Directions for this task
Extract the whole listing as it stands. Do not include the pictures.

-=-=-=-=-

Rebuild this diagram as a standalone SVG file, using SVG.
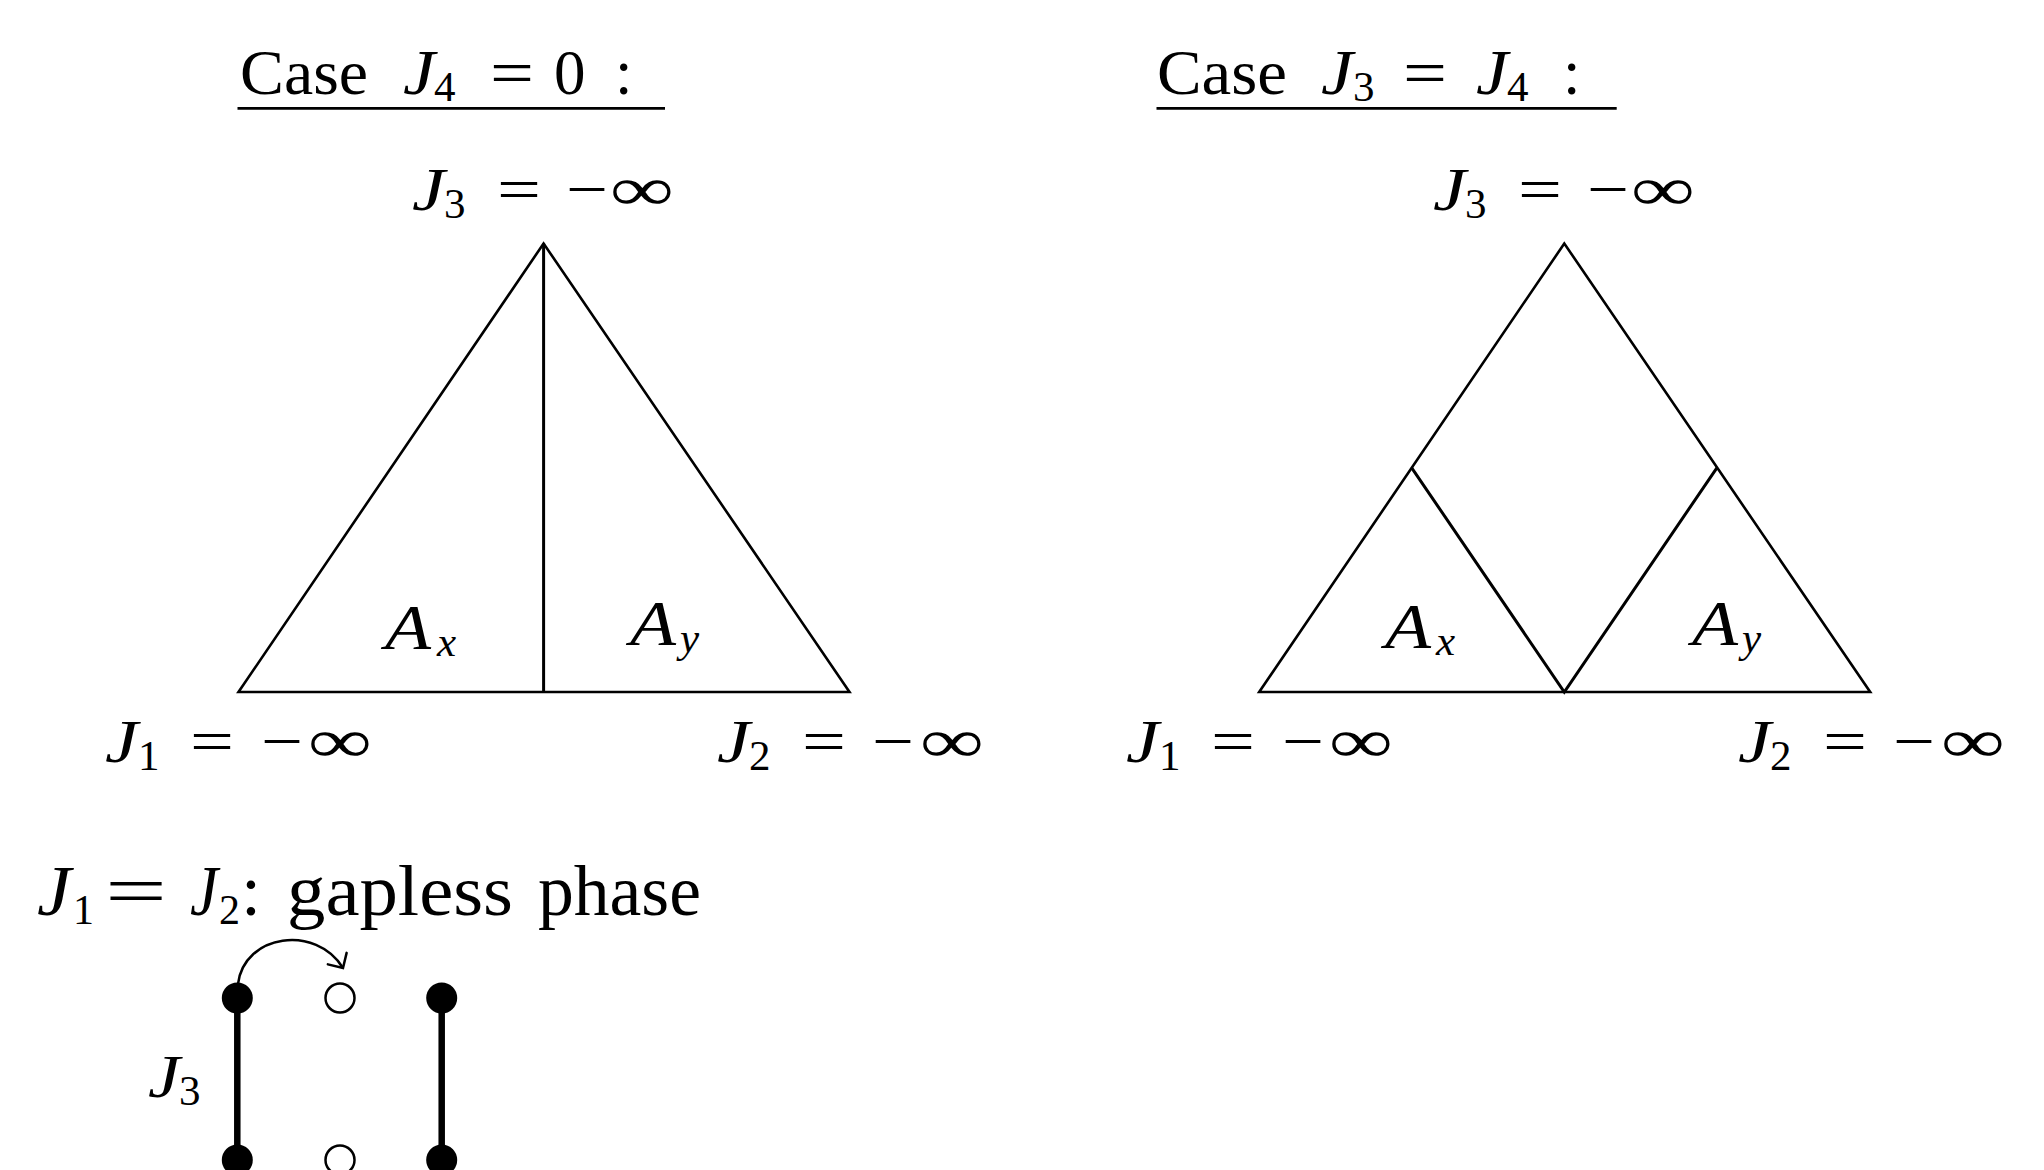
<svg xmlns="http://www.w3.org/2000/svg" width="2044" height="1170" viewBox="0 0 2044 1170">
<style>
text{font-family:"Liberation Serif","Times New Roman",serif;fill:#000}
.L{font-size:62px}
.A{font-size:64px}
.T{font-size:63px}
.G{font-size:72px}
.it{font-style:italic}
.s{font-size:43px}
.sg{font-size:42px}
.edge{fill:none;stroke:#000;stroke-width:2.6;stroke-linejoin:miter}
.ul{stroke:#000;stroke-width:2.8}
.bond{stroke:#000;stroke-width:6.5}
.full{fill:#000}
.hole{fill:#fff;stroke:#000;stroke-width:2.5}
</style>
<defs>
<marker id="to" markerUnits="userSpaceOnUse" viewBox="-14 -14 16 28" refX="0" refY="0" markerWidth="16" markerHeight="28" orient="auto" overflow="visible">
<path d="M -11,-11 Q -3,-3 0,0 Q -3,3 -11,11" fill="none" stroke="#000" stroke-width="2.5" stroke-linecap="round"/>
</marker>
</defs>
<rect width="2044" height="1170" fill="#fff"/>

<g id="title-left">
<text class="T" y="94"><tspan x="240" textLength="128" lengthAdjust="spacingAndGlyphs">Case</tspan><tspan x="403" class="it" textLength="32" lengthAdjust="spacingAndGlyphs">J</tspan><tspan x="434" y="101" class="s">4</tspan><tspan x="490" y="94" textLength="44" lengthAdjust="spacingAndGlyphs">=</tspan><tspan x="554">0</tspan><tspan x="615">:</tspan></text>
<line class="ul" x1="237.5" y1="108.3" x2="665" y2="108.3"/>
</g>
<g id="title-right">
<text class="T" y="94"><tspan x="1157" textLength="130" lengthAdjust="spacingAndGlyphs">Case</tspan><tspan x="1321" class="it" textLength="32" lengthAdjust="spacingAndGlyphs">J</tspan><tspan x="1353" y="101" class="s">3</tspan><tspan x="1403" y="94" textLength="44" lengthAdjust="spacingAndGlyphs">=</tspan><tspan x="1476" class="it" textLength="32" lengthAdjust="spacingAndGlyphs">J</tspan><tspan x="1507" y="101" class="s">4</tspan><tspan x="1563" y="94">:</tspan></text>
<line class="ul" x1="1156.5" y1="108.3" x2="1616.7" y2="108.3"/>
</g>

<g id="triangle-left">
<polygon class="edge" points="543.6,243.5 238.5,692 849.5,692"/>
<line class="edge" x1="543.6" y1="243.5" x2="543.6" y2="692" style="stroke-width:3"/>
<text class="A" y="649"><tspan x="385" class="it" textLength="46" lengthAdjust="spacingAndGlyphs">A</tspan><tspan x="437" y="656" class="s it">x</tspan></text>
<text class="A" y="645"><tspan x="630" class="it" textLength="46" lengthAdjust="spacingAndGlyphs">A</tspan><tspan x="680" y="652" class="s it">y</tspan></text>
</g>
<g id="labels-left">
<text class="L" y="210"><tspan x="412" class="it" textLength="33" lengthAdjust="spacingAndGlyphs">J</tspan><tspan x="444" y="218" class="s">3</tspan><tspan x="497" y="210" textLength="44" lengthAdjust="spacingAndGlyphs">=</tspan><tspan x="566" textLength="42" lengthAdjust="spacingAndGlyphs">−</tspan><tspan x="610" textLength="64" lengthAdjust="spacingAndGlyphs">∞</tspan></text>
<text class="L" y="762"><tspan x="105" class="it" textLength="33" lengthAdjust="spacingAndGlyphs">J</tspan><tspan x="138" y="770" class="s">1</tspan><tspan x="190" y="762" textLength="44" lengthAdjust="spacingAndGlyphs">=</tspan><tspan x="261" textLength="42" lengthAdjust="spacingAndGlyphs">−</tspan><tspan x="308" textLength="64" lengthAdjust="spacingAndGlyphs">∞</tspan></text>
<text class="L" y="762"><tspan x="717" class="it" textLength="33" lengthAdjust="spacingAndGlyphs">J</tspan><tspan x="749" y="770" class="s">2</tspan><tspan x="802" y="762" textLength="44" lengthAdjust="spacingAndGlyphs">=</tspan><tspan x="872" textLength="42" lengthAdjust="spacingAndGlyphs">−</tspan><tspan x="920" textLength="64" lengthAdjust="spacingAndGlyphs">∞</tspan></text>
</g>

<g id="triangle-right">
<polygon class="edge" points="1564.3,243.5 1259.2,692 1870.2,692"/>
<polyline class="edge" points="1411.7,467.8 1564.3,692 1716.9,467.8" style="stroke-width:3"/>
<text class="A" y="648"><tspan x="1385" class="it" textLength="46" lengthAdjust="spacingAndGlyphs">A</tspan><tspan x="1436" y="655" class="s it">x</tspan></text>
<text class="A" y="645"><tspan x="1692" class="it" textLength="46" lengthAdjust="spacingAndGlyphs">A</tspan><tspan x="1742" y="652" class="s it">y</tspan></text>
</g>
<g id="labels-right">
<text class="L" y="210"><tspan x="1433" class="it" textLength="33" lengthAdjust="spacingAndGlyphs">J</tspan><tspan x="1465" y="218" class="s">3</tspan><tspan x="1518" y="210" textLength="44" lengthAdjust="spacingAndGlyphs">=</tspan><tspan x="1587" textLength="42" lengthAdjust="spacingAndGlyphs">−</tspan><tspan x="1631" textLength="64" lengthAdjust="spacingAndGlyphs">∞</tspan></text>
<text class="L" y="762"><tspan x="1126" class="it" textLength="33" lengthAdjust="spacingAndGlyphs">J</tspan><tspan x="1159" y="770" class="s">1</tspan><tspan x="1211" y="762" textLength="44" lengthAdjust="spacingAndGlyphs">=</tspan><tspan x="1282" textLength="42" lengthAdjust="spacingAndGlyphs">−</tspan><tspan x="1329" textLength="64" lengthAdjust="spacingAndGlyphs">∞</tspan></text>
<text class="L" y="762"><tspan x="1738" class="it" textLength="33" lengthAdjust="spacingAndGlyphs">J</tspan><tspan x="1770" y="770" class="s">2</tspan><tspan x="1823" y="762" textLength="44" lengthAdjust="spacingAndGlyphs">=</tspan><tspan x="1893" textLength="42" lengthAdjust="spacingAndGlyphs">−</tspan><tspan x="1941" textLength="64" lengthAdjust="spacingAndGlyphs">∞</tspan></text>
</g>

<g id="gapless-heading">
<text class="G" y="915"><tspan x="37" class="it" textLength="34" lengthAdjust="spacingAndGlyphs">J</tspan><tspan x="73" y="924" class="sg">1</tspan><tspan x="105" y="915" textLength="62" lengthAdjust="spacingAndGlyphs">=</tspan><tspan x="190" class="it" textLength="28" lengthAdjust="spacingAndGlyphs">J</tspan><tspan x="219" y="924" class="sg">2</tspan><tspan x="241" y="915">:</tspan><tspan x="287" textLength="226" lengthAdjust="spacingAndGlyphs">gapless</tspan><tspan x="538" textLength="163" lengthAdjust="spacingAndGlyphs">phase</tspan></text>
</g>

<g id="chain">
<line class="bond" x1="237.3" y1="998" x2="237.3" y2="1160"/>
<line class="bond" x1="441.7" y1="998" x2="441.7" y2="1160"/>
<circle class="full" cx="237.3" cy="998" r="15.5"/>
<circle class="full" cx="441.7" cy="998" r="15.5"/>
<circle class="full" cx="237.3" cy="1160" r="15.5"/>
<circle class="full" cx="441.7" cy="1160" r="15.5"/>
<circle class="hole" cx="340" cy="998" r="14.5"/>
<circle class="hole" cx="340" cy="1160" r="14.5"/>
<text class="L" y="1097"><tspan x="148" class="it" textLength="32" lengthAdjust="spacingAndGlyphs">J</tspan><tspan x="179" y="1105" class="s">3</tspan></text>
</g>

<g id="connectors">
<path d="M 238,984 C 244,934 316,924 343,968" fill="none" stroke="#000" stroke-width="2.5" marker-end="url(#to)"/>
</g>
</svg>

-=-=-=-=-

Task answer
Rebuild this diagram as a standalone SVG file, using SVG.
<svg xmlns="http://www.w3.org/2000/svg" width="2044" height="1170" viewBox="0 0 2044 1170">
<style>
text{font-family:"Liberation Serif","Times New Roman",serif;fill:#000}
.L{font-size:62px}
.A{font-size:64px}
.T{font-size:63px}
.G{font-size:72px}
.it{font-style:italic}
.s{font-size:43px}
.sg{font-size:42px}
.edge{fill:none;stroke:#000;stroke-width:2.6;stroke-linejoin:miter}
.ul{stroke:#000;stroke-width:2.8}
.bond{stroke:#000;stroke-width:6.5}
.full{fill:#000}
.hole{fill:#fff;stroke:#000;stroke-width:2.5}
</style>
<defs>
<marker id="to" markerUnits="userSpaceOnUse" viewBox="-14 -14 16 28" refX="0" refY="0" markerWidth="16" markerHeight="28" orient="auto" overflow="visible">
<path d="M -11,-11 Q -3,-3 0,0 Q -3,3 -11,11" fill="none" stroke="#000" stroke-width="2.5" stroke-linecap="round"/>
</marker>
</defs>
<rect width="2044" height="1170" fill="#fff"/>

<g id="title-left">
<text class="T" y="94"><tspan x="240" textLength="128" lengthAdjust="spacingAndGlyphs">Case</tspan><tspan x="403" class="it" textLength="32" lengthAdjust="spacingAndGlyphs">J</tspan><tspan x="434" y="101" class="s">4</tspan><tspan x="490" y="94" textLength="44" lengthAdjust="spacingAndGlyphs">=</tspan><tspan x="554">0</tspan><tspan x="615">:</tspan></text>
<line class="ul" x1="237.5" y1="108.3" x2="665" y2="108.3"/>
</g>
<g id="title-right">
<text class="T" y="94"><tspan x="1157" textLength="130" lengthAdjust="spacingAndGlyphs">Case</tspan><tspan x="1321" class="it" textLength="32" lengthAdjust="spacingAndGlyphs">J</tspan><tspan x="1353" y="101" class="s">3</tspan><tspan x="1403" y="94" textLength="44" lengthAdjust="spacingAndGlyphs">=</tspan><tspan x="1476" class="it" textLength="32" lengthAdjust="spacingAndGlyphs">J</tspan><tspan x="1507" y="101" class="s">4</tspan><tspan x="1563" y="94">:</tspan></text>
<line class="ul" x1="1156.5" y1="108.3" x2="1616.7" y2="108.3"/>
</g>

<g id="triangle-left">
<polygon class="edge" points="543.6,243.5 238.5,692 849.5,692"/>
<line class="edge" x1="543.6" y1="243.5" x2="543.6" y2="692" style="stroke-width:3"/>
<text class="A" y="649"><tspan x="385" class="it" textLength="46" lengthAdjust="spacingAndGlyphs">A</tspan><tspan x="437" y="656" class="s it">x</tspan></text>
<text class="A" y="645"><tspan x="630" class="it" textLength="46" lengthAdjust="spacingAndGlyphs">A</tspan><tspan x="680" y="652" class="s it">y</tspan></text>
</g>
<g id="labels-left">
<text class="L" y="210"><tspan x="412" class="it" textLength="33" lengthAdjust="spacingAndGlyphs">J</tspan><tspan x="444" y="218" class="s">3</tspan><tspan x="497" y="210" textLength="44" lengthAdjust="spacingAndGlyphs">=</tspan><tspan x="566" textLength="42" lengthAdjust="spacingAndGlyphs">−</tspan><tspan x="610" textLength="64" lengthAdjust="spacingAndGlyphs">∞</tspan></text>
<text class="L" y="762"><tspan x="105" class="it" textLength="33" lengthAdjust="spacingAndGlyphs">J</tspan><tspan x="138" y="770" class="s">1</tspan><tspan x="190" y="762" textLength="44" lengthAdjust="spacingAndGlyphs">=</tspan><tspan x="261" textLength="42" lengthAdjust="spacingAndGlyphs">−</tspan><tspan x="308" textLength="64" lengthAdjust="spacingAndGlyphs">∞</tspan></text>
<text class="L" y="762"><tspan x="717" class="it" textLength="33" lengthAdjust="spacingAndGlyphs">J</tspan><tspan x="749" y="770" class="s">2</tspan><tspan x="802" y="762" textLength="44" lengthAdjust="spacingAndGlyphs">=</tspan><tspan x="872" textLength="42" lengthAdjust="spacingAndGlyphs">−</tspan><tspan x="920" textLength="64" lengthAdjust="spacingAndGlyphs">∞</tspan></text>
</g>

<g id="triangle-right">
<polygon class="edge" points="1564.3,243.5 1259.2,692 1870.2,692"/>
<polyline class="edge" points="1411.7,467.8 1564.3,692 1716.9,467.8" style="stroke-width:3"/>
<text class="A" y="648"><tspan x="1385" class="it" textLength="46" lengthAdjust="spacingAndGlyphs">A</tspan><tspan x="1436" y="655" class="s it">x</tspan></text>
<text class="A" y="645"><tspan x="1692" class="it" textLength="46" lengthAdjust="spacingAndGlyphs">A</tspan><tspan x="1742" y="652" class="s it">y</tspan></text>
</g>
<g id="labels-right">
<text class="L" y="210"><tspan x="1433" class="it" textLength="33" lengthAdjust="spacingAndGlyphs">J</tspan><tspan x="1465" y="218" class="s">3</tspan><tspan x="1518" y="210" textLength="44" lengthAdjust="spacingAndGlyphs">=</tspan><tspan x="1587" textLength="42" lengthAdjust="spacingAndGlyphs">−</tspan><tspan x="1631" textLength="64" lengthAdjust="spacingAndGlyphs">∞</tspan></text>
<text class="L" y="762"><tspan x="1126" class="it" textLength="33" lengthAdjust="spacingAndGlyphs">J</tspan><tspan x="1159" y="770" class="s">1</tspan><tspan x="1211" y="762" textLength="44" lengthAdjust="spacingAndGlyphs">=</tspan><tspan x="1282" textLength="42" lengthAdjust="spacingAndGlyphs">−</tspan><tspan x="1329" textLength="64" lengthAdjust="spacingAndGlyphs">∞</tspan></text>
<text class="L" y="762"><tspan x="1738" class="it" textLength="33" lengthAdjust="spacingAndGlyphs">J</tspan><tspan x="1770" y="770" class="s">2</tspan><tspan x="1823" y="762" textLength="44" lengthAdjust="spacingAndGlyphs">=</tspan><tspan x="1893" textLength="42" lengthAdjust="spacingAndGlyphs">−</tspan><tspan x="1941" textLength="64" lengthAdjust="spacingAndGlyphs">∞</tspan></text>
</g>

<g id="gapless-heading">
<text class="G" y="915"><tspan x="37" class="it" textLength="34" lengthAdjust="spacingAndGlyphs">J</tspan><tspan x="73" y="924" class="sg">1</tspan><tspan x="105" y="915" textLength="62" lengthAdjust="spacingAndGlyphs">=</tspan><tspan x="190" class="it" textLength="28" lengthAdjust="spacingAndGlyphs">J</tspan><tspan x="219" y="924" class="sg">2</tspan><tspan x="241" y="915">:</tspan><tspan x="287" textLength="226" lengthAdjust="spacingAndGlyphs">gapless</tspan><tspan x="538" textLength="163" lengthAdjust="spacingAndGlyphs">phase</tspan></text>
</g>

<g id="chain">
<line class="bond" x1="237.3" y1="998" x2="237.3" y2="1160"/>
<line class="bond" x1="441.7" y1="998" x2="441.7" y2="1160"/>
<circle class="full" cx="237.3" cy="998" r="15.5"/>
<circle class="full" cx="441.7" cy="998" r="15.5"/>
<circle class="full" cx="237.3" cy="1160" r="15.5"/>
<circle class="full" cx="441.7" cy="1160" r="15.5"/>
<circle class="hole" cx="340" cy="998" r="14.5"/>
<circle class="hole" cx="340" cy="1160" r="14.5"/>
<text class="L" y="1097"><tspan x="148" class="it" textLength="32" lengthAdjust="spacingAndGlyphs">J</tspan><tspan x="179" y="1105" class="s">3</tspan></text>
</g>

<g id="connectors">
<path d="M 238,984 C 244,934 316,924 343,968" fill="none" stroke="#000" stroke-width="2.5" marker-end="url(#to)"/>
</g>
</svg>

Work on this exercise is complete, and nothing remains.